The Winchester Historic District is a national historic district located at Winchester, Virginia. The district encompasses 1,116 contributing buildings in Winchester. The buildings represent a variety of popular architectural styles including Late Victorian and Italianate. They include residential, commercial, governmental, industrial, and institutional buildings dating from the 18th to mid-20th centuries.
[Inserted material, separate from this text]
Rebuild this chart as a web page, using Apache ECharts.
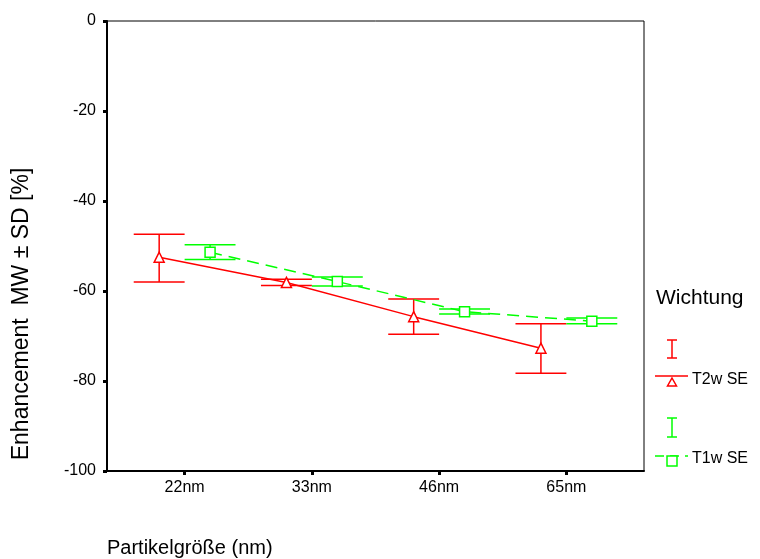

Notable buildings include the A.M.E Church (1878), Masonic Lodge and Gray and Eddy Building, First Presbyterian Church (1841, 1883), Farmers and Merchants Bank (1902), Frederick County Courthouse (1840), Grace Lutheran Church (1841, 1875), Friendship Fire Hall (1892), John Kerr School (1883, 1908), City Hall (1900), Lewis Jones Knitting Mill (1895), Tidball Residence (c. 1835), William F. Hottle Residence (c. 1880), McGuire Residence (c. 1820), and Robert Long House (c. 1930). Located in the district are the separately listed Thomas J. Jackson Headquarters, Fair Mount, Handley Library, Adam Kurtz House, and Daniel Morgan House.

It was listed on the National Register of Historic Places in 1980, with boundary increases in 2003, 2008, and 2016.